Si la vie privée se définit par le contrôle que l’on a sur ses données personnelles, et l’exposition (ou non) de son intimité, pour lui, il s’agit aussi, d’abord et avant tout, de ne pas non plus révéler d’informations attentatoires à la vie privée de quelqu’un d’autre.
Cette limite vaut non seulement pour ceux qui décident de rendre publique une partie de leur vie privée, mais également pour ceux qui en prennent connaissance. Ainsi, une chose est de mettre en ligne, pour ses « amis« , des photos de soi dans une posture qui pourrait potentiellement déplaire à sa maman, une autre est de se la voir reprocher par son employeur… Néanmoins, il y a fort à parier que cette situation tende à se banaliser.
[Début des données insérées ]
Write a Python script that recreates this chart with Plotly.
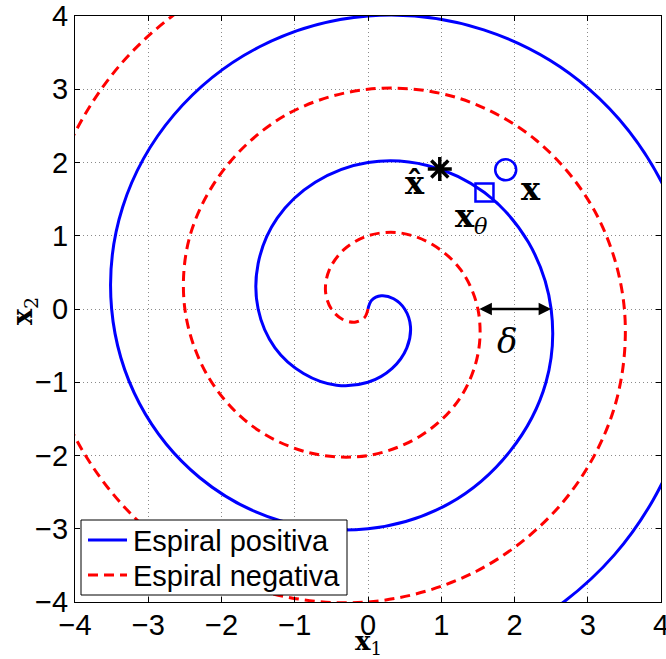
import plotly.graph_objects as go

# Positive spiral, sampled every eighth of a half-turn
pos_x = [0, 0.05, 0.18, 0.35, 0.50, 0.58, 0.53, 0.33, 0, -0.43, -0.88, -1.27, -1.50, -1.50,
         -1.24, -0.72, 0, 0.81, 1.59, 2.19, 2.50, 2.43, 1.94, 1.10, 0, -1.20, -2.30, -3.12,
         -3.50, -3.35, -2.65, -1.48, 0, 1.58, 3.01, 4.04, 4.50, 4.27, 3.36, 1.87, 0]
pos_y = [0, 0.12, 0.18, 0.14, 0, -0.24, -0.53, -0.81, -1.00, -1.04, -0.88, -0.53, 0, 0.62,
         1.24, 1.73, 2.00, 1.96, 1.59, 0.91, 0, -1.00, -1.94, -2.66, -3.00, -2.89, -2.30, -1.29,
         0, 1.39, 2.65, 3.58, 4.00, 3.81, 3.01, 1.67, 0, -1.77, -3.36, -4.50, -5.00]

# Negative spiral
neg_x = [0, -0.05, -0.18, -0.35, -0.50, -0.58, -0.53, -0.33, 0, 0.43, 0.88, 1.27, 1.50, 1.50,
         1.24, 0.72, 0, -0.81, -1.59, -2.19, -2.50, -2.43, -1.94, -1.10, 0, 1.20, 2.30, 3.12,
         3.50, 3.35, 2.65, 1.48, 0, -1.58, -3.01, -4.04, -4.50, -4.27, -3.36, -1.87, 0]
neg_y = [0, -0.12, -0.18, -0.14, 0, 0.24, 0.53, 0.81, 1.00, 1.04, 0.88, 0.53, 0, -0.62,
         -1.24, -1.73, -2.00, -1.96, -1.59, -0.91, 0, 1.00, 1.94, 2.66, 3.00, 2.89, 2.30, 1.29,
         0, -1.39, -2.65, -3.58, -4.00, -3.81, -3.01, -1.67, 0, 1.77, 3.36, 4.50, 5.00]

series_names = ["Espiral positiva", "Espiral negativa"]

# Marked points
x_hat = (0.98, 1.91)
x_theta = (1.59, 1.59)
x_pt = (1.88, 1.90)

# Gap between neighbouring arms along the x1 axis
delta_from, delta_to = 1.5, 2.5

ticks = [-4, -3, -2, -1, 0, 1, 2, 3, 4]

SANS = "Liberation Sans, Arial, sans-serif"
SERIF = "DejaVu Serif, serif"
BLUE = "#0000FF"
RED = "#FF0000"
RED_DASH = "10px,6px"

fig = go.Figure()
fig.add_trace(go.Scatter(x=pos_x, y=pos_y, mode="lines", name=series_names[0],
                         line=dict(color=BLUE, width=3, shape="spline")))
fig.add_trace(go.Scatter(x=neg_x, y=neg_y, mode="lines", name=series_names[1],
                         line=dict(color=RED, width=3, dash=RED_DASH, shape="spline")))

fig.add_trace(go.Scatter(x=[x_hat[0]], y=[x_hat[1]], mode="markers",
                         marker=dict(symbol="asterisk-open", size=20, color="black",
                                     line=dict(color="black", width=3.5))))
fig.add_trace(go.Scatter(x=[x_theta[0]], y=[x_theta[1]], mode="markers",
                         marker=dict(symbol="square-open", size=18, color=BLUE,
                                     line=dict(color=BLUE, width=2.5))))
fig.add_trace(go.Scatter(x=[x_pt[0]], y=[x_pt[1]], mode="markers",
                         marker=dict(symbol="circle-open", size=21, color=BLUE,
                                     line=dict(color=BLUE, width=2.5))))

annotations = [
    dict(x=delta_to, y=0, ax=delta_from, ay=0, xref="x", yref="y", axref="x", ayref="y",
         text="", showarrow=True, arrowhead=2, startarrowhead=2, arrowside="end+start",
         arrowsize=1, startarrowsize=1, arrowwidth=2.5, arrowcolor="black"),
    dict(x=1.90, y=-0.43, xref="x", yref="y", text="<i>δ</i>", showarrow=False,
         xanchor="center", yanchor="middle",
         font=dict(family=SERIF, size=34, color="black")),
    dict(x=0.64, y=1.72, xref="x", yref="y", text="<b>x\u0302</b>", showarrow=False,
         xanchor="center", yanchor="middle",
         font=dict(family=SERIF, size=32, color="black")),
    dict(x=2.23, y=1.64, xref="x", yref="y", text="<b>x</b>", showarrow=False,
         xanchor="center", yanchor="middle",
         font=dict(family=SERIF, size=32, color="black")),
    dict(x=1.41, y=1.24, xref="x", yref="y", text="<b>x</b><sub><i>θ</i></sub>",
         showarrow=False, xanchor="center", yanchor="middle",
         font=dict(family=SERIF, size=32, color="black")),
    # axis titles
    dict(x=(368 - 75) / 586, y=(602 - 642) / 586, xref="paper", yref="paper",
         text="<b>x</b><sub>1</sub>", showarrow=False, xanchor="center", yanchor="middle",
         font=dict(family=SERIF, size=26, color="black")),
    dict(x=(24 - 75) / 586, y=(602 - 311) / 586, xref="paper", yref="paper",
         text="<b>x</b><sub>2</sub>", showarrow=False, textangle=-90,
         xanchor="center", yanchor="middle",
         font=dict(family=SERIF, size=27, color="black")),
]

# Boxed key in the lower-left corner of the axes
def px_x(p):
    return (p - 75) / 586


def px_y(p):
    return (602 - p) / 586


shapes = [
    dict(type="rect", xref="paper", yref="paper", x0=px_x(81), x1=px_x(347),
         y0=px_y(595), y1=px_y(520), fillcolor="white", line=dict(color="black", width=1),
         layer="above"),
    dict(type="line", xref="paper", yref="paper", x0=px_x(88), x1=px_x(127),
         y0=px_y(540), y1=px_y(540), line=dict(color=BLUE, width=3), layer="above"),
    dict(type="line", xref="paper", yref="paper", x0=px_x(88), x1=px_x(127),
         y0=px_y(575), y1=px_y(575), line=dict(color=RED, width=3, dash=RED_DASH),
         layer="above"),
]
for name, yc in zip(series_names, [541, 576]):
    annotations.append(dict(x=px_x(131), y=px_y(yc), xref="paper", yref="paper",
                            text=name, showarrow=False, xanchor="left", yanchor="middle",
                            font=dict(family=SANS, size=29, color="black")))

axis_style = dict(range=[-4, 4], tickvals=ticks,
                  ticktext=[str(t).replace("-", "\u2212") for t in ticks],
                  showline=True, linecolor="black", linewidth=1, mirror="ticks",
                  ticks="inside", ticklen=5, tickcolor="black", tickwidth=1,
                  showgrid=True, gridcolor="#8a8a8a", gridwidth=1, griddash="1px,3px",
                  zeroline=False, ticklabeloverflow="allow", automargin=False,
                  tickfont=dict(family=SANS, size=29, color="black"))

fig.update_layout(
    width=666, height=659,
    margin=dict(l=75, r=5, t=16, b=57, autoexpand=False),
    paper_bgcolor="white", plot_bgcolor="white",
    xaxis=dict(**axis_style, ticklabelstandoff=-3),
    yaxis=dict(**axis_style),
    annotations=annotations,
    shapes=shapes,
    showlegend=False,
)

fig.write_html("out.html")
La vie privée n’est pas morte
A la toute récente conférence SXSW, la sociologue et ethnographe du numérique danah boyd rappelle ainsi que « ce n’est pas parce que quelque chose est « public » que l’on a pour autant envie que d’autres le rendent encore plus « public » :
« Il existe une grosse différence entre quelque chose qui peut être publiquement accessible et quelque chose qui fait l’objet d’une publicité. Faire de la publicité à quelque chose qui, certes public, n’était guère visible peut s’apparenter à une violation de la vie privée.
Il est facile de penser que « public » et « privé » sont deux choses binaires et bien séparées. Certaines estiment que tout ce qui n’est pas « public » est « privé ». Mais cette opposition ne suffit pas à comprendre ce que nous entendons par « vie privée ».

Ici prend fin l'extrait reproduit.